- Prompt
Find each line with the string "this" and copy it.
## BEGIN Dataset excerpts
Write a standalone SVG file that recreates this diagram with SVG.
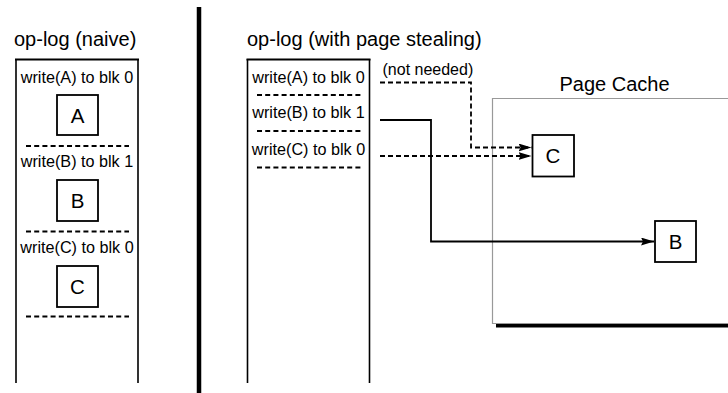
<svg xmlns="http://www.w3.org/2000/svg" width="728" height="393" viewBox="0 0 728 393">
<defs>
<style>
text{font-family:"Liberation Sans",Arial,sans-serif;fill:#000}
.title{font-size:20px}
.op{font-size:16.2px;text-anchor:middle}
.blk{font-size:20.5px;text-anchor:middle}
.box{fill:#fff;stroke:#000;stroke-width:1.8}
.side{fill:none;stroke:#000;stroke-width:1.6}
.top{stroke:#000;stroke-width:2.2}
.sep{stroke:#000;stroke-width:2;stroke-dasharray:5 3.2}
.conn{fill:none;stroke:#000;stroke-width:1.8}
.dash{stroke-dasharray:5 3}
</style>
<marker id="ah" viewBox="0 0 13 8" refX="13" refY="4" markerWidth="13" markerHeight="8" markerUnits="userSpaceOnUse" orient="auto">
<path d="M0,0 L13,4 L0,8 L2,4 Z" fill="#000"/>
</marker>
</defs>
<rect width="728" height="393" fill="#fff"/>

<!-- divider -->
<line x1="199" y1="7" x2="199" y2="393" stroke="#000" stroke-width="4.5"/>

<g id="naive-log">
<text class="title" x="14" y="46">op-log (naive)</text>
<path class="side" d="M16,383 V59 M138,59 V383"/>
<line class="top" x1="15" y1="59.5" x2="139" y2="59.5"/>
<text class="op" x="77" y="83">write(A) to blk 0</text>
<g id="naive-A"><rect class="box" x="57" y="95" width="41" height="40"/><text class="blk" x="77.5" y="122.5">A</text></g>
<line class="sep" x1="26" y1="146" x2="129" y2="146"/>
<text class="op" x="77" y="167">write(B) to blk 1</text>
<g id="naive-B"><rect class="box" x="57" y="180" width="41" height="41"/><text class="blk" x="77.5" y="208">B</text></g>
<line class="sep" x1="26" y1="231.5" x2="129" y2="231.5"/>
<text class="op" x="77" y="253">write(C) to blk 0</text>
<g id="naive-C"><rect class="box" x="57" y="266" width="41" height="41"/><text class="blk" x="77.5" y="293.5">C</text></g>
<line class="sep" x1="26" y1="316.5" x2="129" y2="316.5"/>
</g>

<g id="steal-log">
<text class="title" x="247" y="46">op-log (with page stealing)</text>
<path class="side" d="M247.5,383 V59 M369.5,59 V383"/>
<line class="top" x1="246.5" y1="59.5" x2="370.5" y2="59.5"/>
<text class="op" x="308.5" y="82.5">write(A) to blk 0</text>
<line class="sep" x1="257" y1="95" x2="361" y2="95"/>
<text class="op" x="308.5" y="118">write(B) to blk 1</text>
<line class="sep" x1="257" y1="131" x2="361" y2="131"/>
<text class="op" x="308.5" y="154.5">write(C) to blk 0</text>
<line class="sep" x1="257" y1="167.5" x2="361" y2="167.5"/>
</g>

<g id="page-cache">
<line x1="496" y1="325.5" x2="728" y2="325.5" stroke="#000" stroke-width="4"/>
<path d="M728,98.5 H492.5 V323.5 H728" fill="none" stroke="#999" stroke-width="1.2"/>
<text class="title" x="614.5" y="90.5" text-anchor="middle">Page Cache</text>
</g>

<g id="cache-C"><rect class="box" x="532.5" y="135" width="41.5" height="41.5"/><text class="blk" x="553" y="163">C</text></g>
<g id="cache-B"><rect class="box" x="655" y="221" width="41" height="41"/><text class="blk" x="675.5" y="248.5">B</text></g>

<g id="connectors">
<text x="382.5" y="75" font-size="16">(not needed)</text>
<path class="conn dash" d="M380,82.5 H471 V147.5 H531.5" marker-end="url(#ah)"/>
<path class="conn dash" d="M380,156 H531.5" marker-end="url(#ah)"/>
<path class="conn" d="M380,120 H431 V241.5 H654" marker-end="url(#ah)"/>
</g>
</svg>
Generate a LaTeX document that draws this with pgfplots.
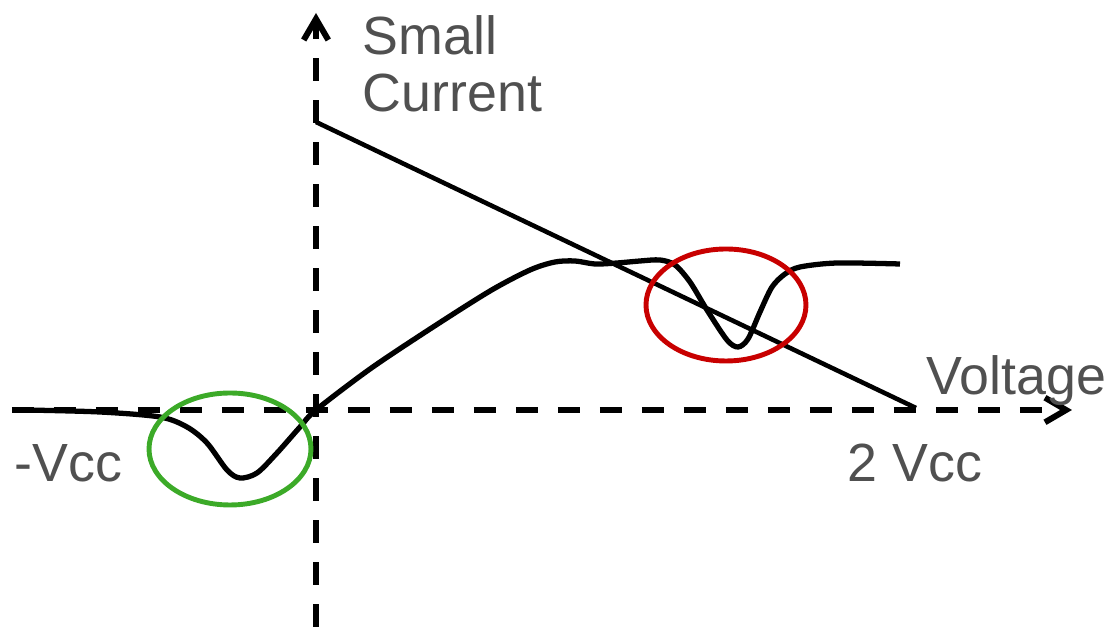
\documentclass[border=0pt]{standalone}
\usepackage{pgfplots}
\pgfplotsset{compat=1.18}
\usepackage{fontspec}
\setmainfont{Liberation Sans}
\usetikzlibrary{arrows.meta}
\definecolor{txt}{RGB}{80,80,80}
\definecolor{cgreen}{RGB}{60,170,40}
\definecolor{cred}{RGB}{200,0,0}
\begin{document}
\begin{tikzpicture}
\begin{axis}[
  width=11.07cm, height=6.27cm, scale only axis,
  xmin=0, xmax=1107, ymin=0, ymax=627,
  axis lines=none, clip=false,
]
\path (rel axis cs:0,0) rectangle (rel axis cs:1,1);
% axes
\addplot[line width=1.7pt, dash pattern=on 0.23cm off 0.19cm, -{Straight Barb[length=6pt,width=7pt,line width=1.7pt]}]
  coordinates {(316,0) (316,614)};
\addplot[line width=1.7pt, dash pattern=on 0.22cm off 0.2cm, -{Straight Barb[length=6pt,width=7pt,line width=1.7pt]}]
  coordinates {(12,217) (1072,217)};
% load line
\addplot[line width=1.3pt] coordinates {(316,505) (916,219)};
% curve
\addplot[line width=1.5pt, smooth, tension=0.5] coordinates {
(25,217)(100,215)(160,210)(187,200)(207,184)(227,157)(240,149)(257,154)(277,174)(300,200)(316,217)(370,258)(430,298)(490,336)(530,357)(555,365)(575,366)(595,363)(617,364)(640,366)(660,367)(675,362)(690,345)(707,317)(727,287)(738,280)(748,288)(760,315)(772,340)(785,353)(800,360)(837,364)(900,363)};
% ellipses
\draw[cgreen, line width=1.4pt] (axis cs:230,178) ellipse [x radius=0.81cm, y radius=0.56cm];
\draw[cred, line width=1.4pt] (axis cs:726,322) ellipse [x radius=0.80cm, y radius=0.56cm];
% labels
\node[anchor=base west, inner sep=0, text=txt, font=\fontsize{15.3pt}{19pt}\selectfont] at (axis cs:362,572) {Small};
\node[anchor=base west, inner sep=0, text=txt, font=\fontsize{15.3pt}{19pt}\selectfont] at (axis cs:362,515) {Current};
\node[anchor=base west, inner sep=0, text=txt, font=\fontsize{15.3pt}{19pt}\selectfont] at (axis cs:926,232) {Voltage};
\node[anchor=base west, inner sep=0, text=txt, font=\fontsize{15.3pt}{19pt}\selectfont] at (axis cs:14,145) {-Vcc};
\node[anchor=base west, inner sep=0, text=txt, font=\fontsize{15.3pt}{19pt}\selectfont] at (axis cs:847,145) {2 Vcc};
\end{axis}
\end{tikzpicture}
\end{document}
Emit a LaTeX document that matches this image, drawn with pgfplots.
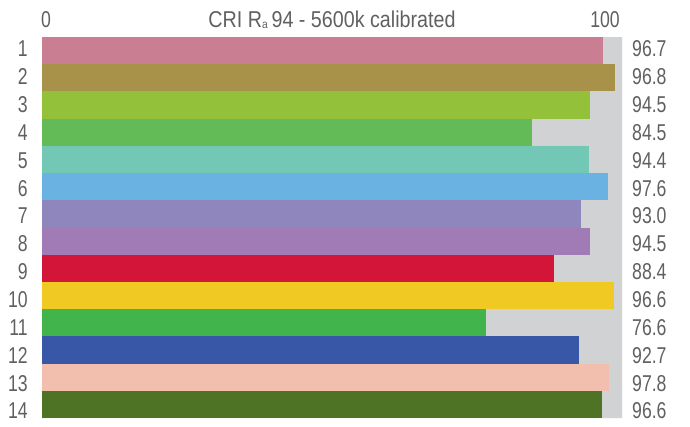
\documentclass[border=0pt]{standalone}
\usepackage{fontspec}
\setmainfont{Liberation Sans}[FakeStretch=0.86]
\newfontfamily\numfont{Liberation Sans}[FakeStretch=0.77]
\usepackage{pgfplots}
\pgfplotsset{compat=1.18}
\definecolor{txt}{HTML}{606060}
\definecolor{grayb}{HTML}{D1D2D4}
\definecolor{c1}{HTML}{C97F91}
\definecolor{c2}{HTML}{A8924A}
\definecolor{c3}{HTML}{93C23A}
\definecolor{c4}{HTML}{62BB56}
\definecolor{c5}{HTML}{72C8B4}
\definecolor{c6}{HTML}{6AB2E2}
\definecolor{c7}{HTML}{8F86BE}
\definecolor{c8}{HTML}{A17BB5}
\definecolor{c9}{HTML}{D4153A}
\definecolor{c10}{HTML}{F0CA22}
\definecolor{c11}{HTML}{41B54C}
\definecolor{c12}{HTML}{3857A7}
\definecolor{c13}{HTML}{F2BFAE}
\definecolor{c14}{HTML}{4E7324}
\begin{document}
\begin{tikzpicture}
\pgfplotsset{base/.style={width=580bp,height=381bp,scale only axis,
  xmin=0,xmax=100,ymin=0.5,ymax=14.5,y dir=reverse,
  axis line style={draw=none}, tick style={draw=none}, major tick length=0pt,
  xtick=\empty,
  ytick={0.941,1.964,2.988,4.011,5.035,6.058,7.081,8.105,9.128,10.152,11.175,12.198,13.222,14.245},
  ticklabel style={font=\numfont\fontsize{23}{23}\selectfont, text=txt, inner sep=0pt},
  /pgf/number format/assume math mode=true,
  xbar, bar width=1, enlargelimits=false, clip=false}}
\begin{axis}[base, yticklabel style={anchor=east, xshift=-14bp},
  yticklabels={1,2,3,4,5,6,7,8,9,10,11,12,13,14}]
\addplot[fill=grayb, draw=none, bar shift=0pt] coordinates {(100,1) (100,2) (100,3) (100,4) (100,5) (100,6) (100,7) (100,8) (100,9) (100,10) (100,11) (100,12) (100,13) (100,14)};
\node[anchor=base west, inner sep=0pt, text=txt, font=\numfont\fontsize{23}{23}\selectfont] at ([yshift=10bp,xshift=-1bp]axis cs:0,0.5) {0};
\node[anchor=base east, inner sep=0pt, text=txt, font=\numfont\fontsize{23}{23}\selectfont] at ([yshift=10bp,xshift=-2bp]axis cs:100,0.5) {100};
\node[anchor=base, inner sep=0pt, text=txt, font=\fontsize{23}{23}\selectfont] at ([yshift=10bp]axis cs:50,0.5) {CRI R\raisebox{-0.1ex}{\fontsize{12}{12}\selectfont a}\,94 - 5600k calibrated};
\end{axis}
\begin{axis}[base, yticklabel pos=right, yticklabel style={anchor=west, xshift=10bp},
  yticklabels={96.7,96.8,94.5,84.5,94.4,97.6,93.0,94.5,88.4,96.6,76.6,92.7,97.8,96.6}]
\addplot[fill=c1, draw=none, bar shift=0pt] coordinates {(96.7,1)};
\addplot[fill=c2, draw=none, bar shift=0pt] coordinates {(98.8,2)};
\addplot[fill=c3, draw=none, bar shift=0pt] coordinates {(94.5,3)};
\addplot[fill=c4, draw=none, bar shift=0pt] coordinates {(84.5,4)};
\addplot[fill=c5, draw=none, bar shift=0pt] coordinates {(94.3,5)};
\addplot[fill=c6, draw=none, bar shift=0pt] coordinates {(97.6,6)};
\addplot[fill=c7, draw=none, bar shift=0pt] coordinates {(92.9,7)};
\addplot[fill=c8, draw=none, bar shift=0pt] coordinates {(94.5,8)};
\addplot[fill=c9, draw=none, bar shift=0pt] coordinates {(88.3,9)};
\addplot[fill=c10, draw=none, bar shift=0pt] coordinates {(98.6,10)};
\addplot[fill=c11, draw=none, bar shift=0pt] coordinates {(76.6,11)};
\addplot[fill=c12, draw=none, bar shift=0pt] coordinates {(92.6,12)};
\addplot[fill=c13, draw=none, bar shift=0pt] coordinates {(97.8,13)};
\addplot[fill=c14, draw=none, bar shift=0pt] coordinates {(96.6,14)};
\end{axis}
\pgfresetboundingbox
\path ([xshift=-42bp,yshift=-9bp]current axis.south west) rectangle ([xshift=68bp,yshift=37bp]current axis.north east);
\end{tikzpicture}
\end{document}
## END Dataset excerpts
- Solution to the exercise
Write a standalone SVG file that recreates this diagram with SVG.
Generate a LaTeX document that draws this with pgfplots.
Emit a LaTeX document that matches this image, drawn with pgfplots.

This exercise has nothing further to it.